**What is needed**
Keep the images out and copy every entry below exactly.

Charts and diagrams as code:

[start]

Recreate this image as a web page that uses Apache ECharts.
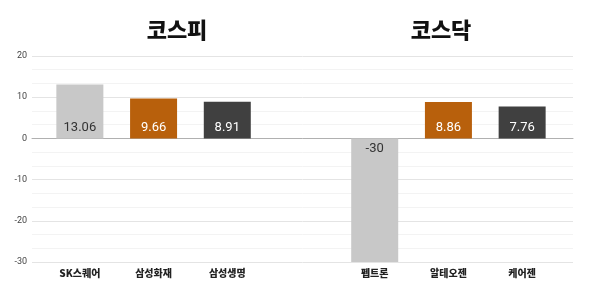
<!DOCTYPE html>
<html><head><meta charset="utf-8">
<script src="https://cdn.jsdelivr.net/npm/echarts@6/dist/echarts.min.js"></script>
<style>html,body{margin:0;padding:0;background:#fff}#c{width:600px;height:300px}</style>
</head><body><div id="c"></div>
<script>
const categories = ['SK스퀘어','삼성화재','삼성생명','','펩트론','알테오젠','케어젠'];
const values = [13.06, 9.66, 8.91, null, -30, 8.86, 7.76];
const groupTitles = ['코스피','코스닥'];
const yTicks = {min: -30, max: 20, interval: 10};
const barColors = ['#c8c8c8','#b8600c','#404040','#c8c8c8','#c8c8c8','#b8600c','#404040'];
const labelColors = ['#333333','#ffffff','#ffffff','#333333','#333333','#ffffff','#ffffff'];

const font = '"Noto Sans CJK KR", "Noto Sans", sans-serif';
const numFont = 'Roboto, "Noto Sans", sans-serif';
const chart = echarts.init(document.getElementById('c'));
const data = values.map((v, i) => v === null ? null : ({
  value: v,
  itemStyle: {color: barColors[i]},
  label: {color: labelColors[i], position: v < 0 ? 'insideTop' : 'insideBottom'}
}));
chart.setOption({
  animation: false,
  graphic: [
    {type: 'text', x: 177, y: 30, style: {text: groupTitles[0], font: '900 22px ' + font, fill: '#111', textAlign: 'center', textVerticalAlign: 'middle'}},
    {type: 'text', x: 441, y: 30, style: {text: groupTitles[1], font: '900 22px ' + font, fill: '#111', textAlign: 'center', textVerticalAlign: 'middle'}}
  ],
  grid: [
    {left: 32, right: 27, top: 56, bottom: 38},
    {left: 43, right: 41, top: 56, bottom: 38}
  ],
  xAxis: [
    {gridIndex: 0, type: 'value', min: 0, max: 1, axisLabel: {show: false}, axisTick: {show: false}, splitLine: {show: false},
     axisLine: {show: true, onZero: true, lineStyle: {color: '#b0b0b0', width: 1}}},
    {gridIndex: 1, type: 'category', data: categories, axisLine: {show: false}, axisTick: {show: false},
     axisLabel: {interval: 0, margin: 6, fontFamily: font, fontWeight: 900, fontSize: 10, color: '#222'}}
  ],
  yAxis: [
    {gridIndex: 0, type: 'value', min: yTicks.min, max: yTicks.max, interval: yTicks.interval,
     axisLine: {show: false}, axisTick: {show: false},
     axisLabel: {fontFamily: numFont, fontSize: 9, color: '#444', margin: 5},
     splitLine: {lineStyle: {color: '#e4e4e4'}},
     minorTick: {show: false, splitNumber: 3},
     minorSplitLine: {show: true, lineStyle: {color: '#f3f3f3'}}},
    {gridIndex: 1, type: 'value', min: yTicks.min, max: yTicks.max, interval: yTicks.interval, show: false}
  ],
  series: [{
    type: 'bar', xAxisIndex: 1, yAxisIndex: 1, data: data, barWidth: 47,
    label: {show: true, fontFamily: numFont, fontSize: 13, distance: 4,
      formatter: p => String(p.value)}
  }]
});
</script></body></html>
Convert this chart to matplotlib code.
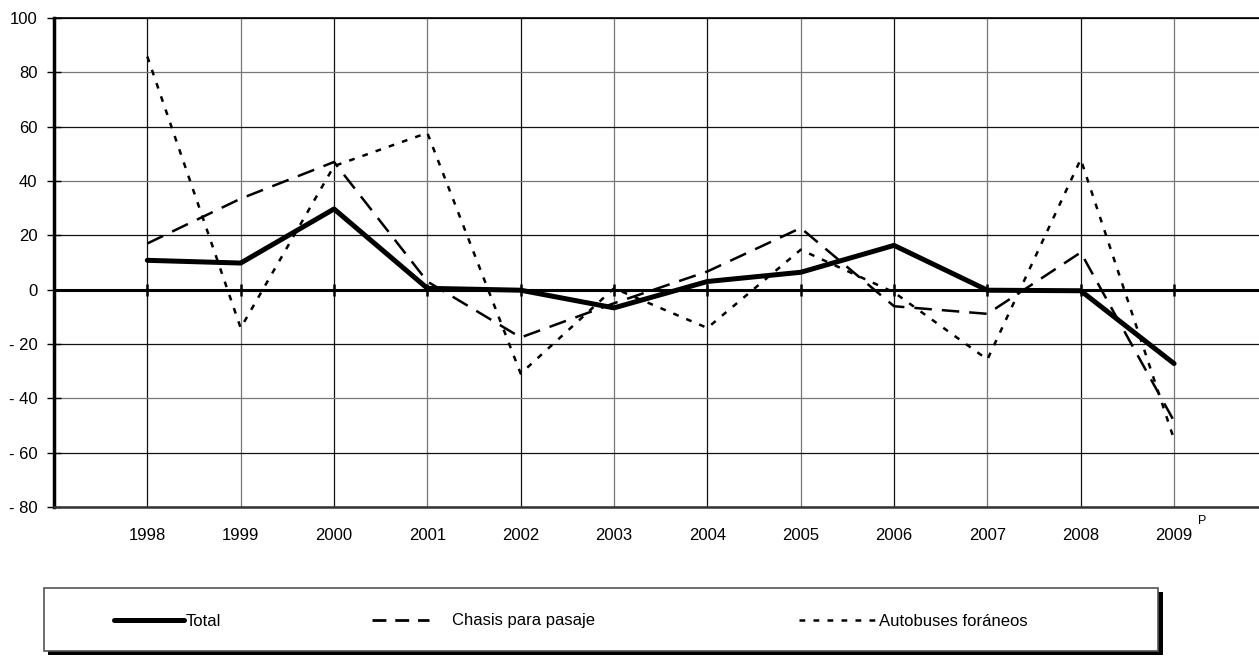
import matplotlib
matplotlib.use("Agg")
import matplotlib.pyplot as plt
from matplotlib.patches import Rectangle
from matplotlib.lines import Line2D

plt.rcParams['font.family'] = ['Liberation Sans', 'DejaVu Sans']

years = ["1998", "1999", "2000", "2001", "2002", "2003", "2004", "2005", "2006", "2007", "2008", "2009"]
total = [10.8, 9.8, 29.7, 0.5, -0.2, -6.7, 3.0, 6.4, 16.3, -0.2, -0.4, -27.2]
chasis = [17.0, 33.5, 47.0, 3.0, -17.6, -5.0, 6.7, 22.7, -6.1, -8.9, 13.7, -48.4]
autobuses = [85.8, -14.1, 45.5, 57.7, -30.9, 0.5, -14.1, 14.7, -1.0, -25.7, 48.0, -55.1]
yticks = [100, 80, 60, 40, 20, 0, -20, -40, -60, -80]
ytick_labels = ["100", "80", "60", "40", "20", "0", "- 20", "- 40", "- 60", "- 80"]
series_names = ["Total", "Chasis para pasaje", "Autobuses foráneos"]

fig = plt.figure(figsize=(12.59, 6.56), dpi=100)
ax = fig.add_axes([54/1259, 1 - 507/656, 1 - 54/1259, (507 - 18)/656])

x = list(range(len(years)))
l_tot, = ax.plot(x, total, color='black', lw=3.6, solid_capstyle='round', solid_joinstyle='round', zorder=5)
l_cha, = ax.plot(x, chasis, color='black', lw=1.8, dashes=(7, 4), zorder=4)
l_aut, = ax.plot(x, autobuses, color='black', lw=1.8, dashes=(2.3, 3.3), zorder=4)

ax.axhline(0, color='black', lw=2.2, zorder=3)
ax.plot(x, [0] * len(x), ls='none', marker='|', markersize=9, markeredgewidth=1.8, color='black', zorder=3)

ax.set_xlim(-1, 11.91)
ax.set_ylim(-80, 100)
ax.set_yticks(yticks)
ax.set_yticklabels(ytick_labels, fontsize=12)
ax.set_xticks(x)
ax.set_xticklabels(years, fontsize=12)
ax.tick_params(axis='x', length=0, pad=15)
ax.tick_params(axis='y', direction='inout', length=10, width=1, pad=7)

ax.grid(True, color='#111111', lw=0.9, zorder=1)
ax.set_axisbelow(True)
for i, gl in enumerate(ax.get_xgridlines()):
    gl.set_color('#111111' if i % 2 == 0 else '#777777')
for i, gl in enumerate(ax.get_ygridlines()):
    gl.set_color('#777777' if i in (1, 3, 7) else '#111111')

ax.spines['left'].set_linewidth(2.5)
ax.spines['bottom'].set_linewidth(1.8)
ax.spines['bottom'].set_color('#333333')
ax.spines['top'].set_linewidth(1.2)
ax.spines['right'].set_visible(False)

# superscript P on 2009
ax.annotate("P", xy=(11, -80), xycoords='data', xytext=(20, -6), textcoords='offset points',
            fontsize=9, ha='center', va='top')

# legend box with shadow
shadow = Rectangle((48/1259, 1 - 655/656), (1163 - 48)/1259, (655 - 592)/656,
                   transform=fig.transFigure, facecolor='black', edgecolor='none', zorder=0)
box = Rectangle((44/1259, 1 - 651/656), (1158 - 44)/1259, (651 - 588)/656,
                transform=fig.transFigure, facecolor='white', edgecolor='#555555', lw=1.2, zorder=1)
fig.patches.extend([shadow, box])

cha_handle = Line2D([], [], color='black', lw=2.0, dashes=(5, 3.2))

leg_y = 1 - 621/656
for line, name, x0, hl, tp in [(l_tot, series_names[0], 120, 4.2, 0.05),
                               (cha_handle, series_names[1], 378, 3.4, 1.4),
                               (l_aut, series_names[2], 805, 4.6, 0.15)]:
    lg = fig.legend([line], [name], loc='center left', bbox_to_anchor=(x0/1259 - 0.0045, leg_y),
                    frameon=False, fontsize=12, handlelength=hl, handletextpad=tp,
                    borderpad=0, borderaxespad=0)
    lg.set_zorder(5)

fig.savefig("out.png", dpi=100)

[end]

**Response**
Recreate this image as a web page that uses Apache ECharts.
<!DOCTYPE html>
<html><head><meta charset="utf-8">
<script src="https://cdn.jsdelivr.net/npm/echarts@6/dist/echarts.min.js"></script>
<style>html,body{margin:0;padding:0;background:#fff}#c{width:600px;height:300px}</style>
</head><body><div id="c"></div>
<script>
const categories = ['SK스퀘어','삼성화재','삼성생명','','펩트론','알테오젠','케어젠'];
const values = [13.06, 9.66, 8.91, null, -30, 8.86, 7.76];
const groupTitles = ['코스피','코스닥'];
const yTicks = {min: -30, max: 20, interval: 10};
const barColors = ['#c8c8c8','#b8600c','#404040','#c8c8c8','#c8c8c8','#b8600c','#404040'];
const labelColors = ['#333333','#ffffff','#ffffff','#333333','#333333','#ffffff','#ffffff'];

const font = '"Noto Sans CJK KR", "Noto Sans", sans-serif';
const numFont = 'Roboto, "Noto Sans", sans-serif';
const chart = echarts.init(document.getElementById('c'));
const data = values.map((v, i) => v === null ? null : ({
  value: v,
  itemStyle: {color: barColors[i]},
  label: {color: labelColors[i], position: v < 0 ? 'insideTop' : 'insideBottom'}
}));
chart.setOption({
  animation: false,
  graphic: [
    {type: 'text', x: 177, y: 30, style: {text: groupTitles[0], font: '900 22px ' + font, fill: '#111', textAlign: 'center', textVerticalAlign: 'middle'}},
    {type: 'text', x: 441, y: 30, style: {text: groupTitles[1], font: '900 22px ' + font, fill: '#111', textAlign: 'center', textVerticalAlign: 'middle'}}
  ],
  grid: [
    {left: 32, right: 27, top: 56, bottom: 38},
    {left: 43, right: 41, top: 56, bottom: 38}
  ],
  xAxis: [
    {gridIndex: 0, type: 'value', min: 0, max: 1, axisLabel: {show: false}, axisTick: {show: false}, splitLine: {show: false},
     axisLine: {show: true, onZero: true, lineStyle: {color: '#b0b0b0', width: 1}}},
    {gridIndex: 1, type: 'category', data: categories, axisLine: {show: false}, axisTick: {show: false},
     axisLabel: {interval: 0, margin: 6, fontFamily: font, fontWeight: 900, fontSize: 10, color: '#222'}}
  ],
  yAxis: [
    {gridIndex: 0, type: 'value', min: yTicks.min, max: yTicks.max, interval: yTicks.interval,
     axisLine: {show: false}, axisTick: {show: false},
     axisLabel: {fontFamily: numFont, fontSize: 9, color: '#444', margin: 5},
     splitLine: {lineStyle: {color: '#e4e4e4'}},
     minorTick: {show: false, splitNumber: 3},
     minorSplitLine: {show: true, lineStyle: {color: '#f3f3f3'}}},
    {gridIndex: 1, type: 'value', min: yTicks.min, max: yTicks.max, interval: yTicks.interval, show: false}
  ],
  series: [{
    type: 'bar', xAxisIndex: 1, yAxisIndex: 1, data: data, barWidth: 47,
    label: {show: true, fontFamily: numFont, fontSize: 13, distance: 4,
      formatter: p => String(p.value)}
  }]
});
</script></body></html>
Convert this chart to matplotlib code.
import matplotlib
matplotlib.use("Agg")
import matplotlib.pyplot as plt
from matplotlib.patches import Rectangle
from matplotlib.lines import Line2D

plt.rcParams['font.family'] = ['Liberation Sans', 'DejaVu Sans']

years = ["1998", "1999", "2000", "2001", "2002", "2003", "2004", "2005", "2006", "2007", "2008", "2009"]
total = [10.8, 9.8, 29.7, 0.5, -0.2, -6.7, 3.0, 6.4, 16.3, -0.2, -0.4, -27.2]
chasis = [17.0, 33.5, 47.0, 3.0, -17.6, -5.0, 6.7, 22.7, -6.1, -8.9, 13.7, -48.4]
autobuses = [85.8, -14.1, 45.5, 57.7, -30.9, 0.5, -14.1, 14.7, -1.0, -25.7, 48.0, -55.1]
yticks = [100, 80, 60, 40, 20, 0, -20, -40, -60, -80]
ytick_labels = ["100", "80", "60", "40", "20", "0", "- 20", "- 40", "- 60", "- 80"]
series_names = ["Total", "Chasis para pasaje", "Autobuses foráneos"]

fig = plt.figure(figsize=(12.59, 6.56), dpi=100)
ax = fig.add_axes([54/1259, 1 - 507/656, 1 - 54/1259, (507 - 18)/656])

x = list(range(len(years)))
l_tot, = ax.plot(x, total, color='black', lw=3.6, solid_capstyle='round', solid_joinstyle='round', zorder=5)
l_cha, = ax.plot(x, chasis, color='black', lw=1.8, dashes=(7, 4), zorder=4)
l_aut, = ax.plot(x, autobuses, color='black', lw=1.8, dashes=(2.3, 3.3), zorder=4)

ax.axhline(0, color='black', lw=2.2, zorder=3)
ax.plot(x, [0] * len(x), ls='none', marker='|', markersize=9, markeredgewidth=1.8, color='black', zorder=3)

ax.set_xlim(-1, 11.91)
ax.set_ylim(-80, 100)
ax.set_yticks(yticks)
ax.set_yticklabels(ytick_labels, fontsize=12)
ax.set_xticks(x)
ax.set_xticklabels(years, fontsize=12)
ax.tick_params(axis='x', length=0, pad=15)
ax.tick_params(axis='y', direction='inout', length=10, width=1, pad=7)

ax.grid(True, color='#111111', lw=0.9, zorder=1)
ax.set_axisbelow(True)
for i, gl in enumerate(ax.get_xgridlines()):
    gl.set_color('#111111' if i % 2 == 0 else '#777777')
for i, gl in enumerate(ax.get_ygridlines()):
    gl.set_color('#777777' if i in (1, 3, 7) else '#111111')

ax.spines['left'].set_linewidth(2.5)
ax.spines['bottom'].set_linewidth(1.8)
ax.spines['bottom'].set_color('#333333')
ax.spines['top'].set_linewidth(1.2)
ax.spines['right'].set_visible(False)

# superscript P on 2009
ax.annotate("P", xy=(11, -80), xycoords='data', xytext=(20, -6), textcoords='offset points',
            fontsize=9, ha='center', va='top')

# legend box with shadow
shadow = Rectangle((48/1259, 1 - 655/656), (1163 - 48)/1259, (655 - 592)/656,
                   transform=fig.transFigure, facecolor='black', edgecolor='none', zorder=0)
box = Rectangle((44/1259, 1 - 651/656), (1158 - 44)/1259, (651 - 588)/656,
                transform=fig.transFigure, facecolor='white', edgecolor='#555555', lw=1.2, zorder=1)
fig.patches.extend([shadow, box])

cha_handle = Line2D([], [], color='black', lw=2.0, dashes=(5, 3.2))

leg_y = 1 - 621/656
for line, name, x0, hl, tp in [(l_tot, series_names[0], 120, 4.2, 0.05),
                               (cha_handle, series_names[1], 378, 3.4, 1.4),
                               (l_aut, series_names[2], 805, 4.6, 0.15)]:
    lg = fig.legend([line], [name], loc='center left', bbox_to_anchor=(x0/1259 - 0.0045, leg_y),
                    frameon=False, fontsize=12, handlelength=hl, handletextpad=tp,
                    borderpad=0, borderaxespad=0)
    lg.set_zorder(5)

fig.savefig("out.png", dpi=100)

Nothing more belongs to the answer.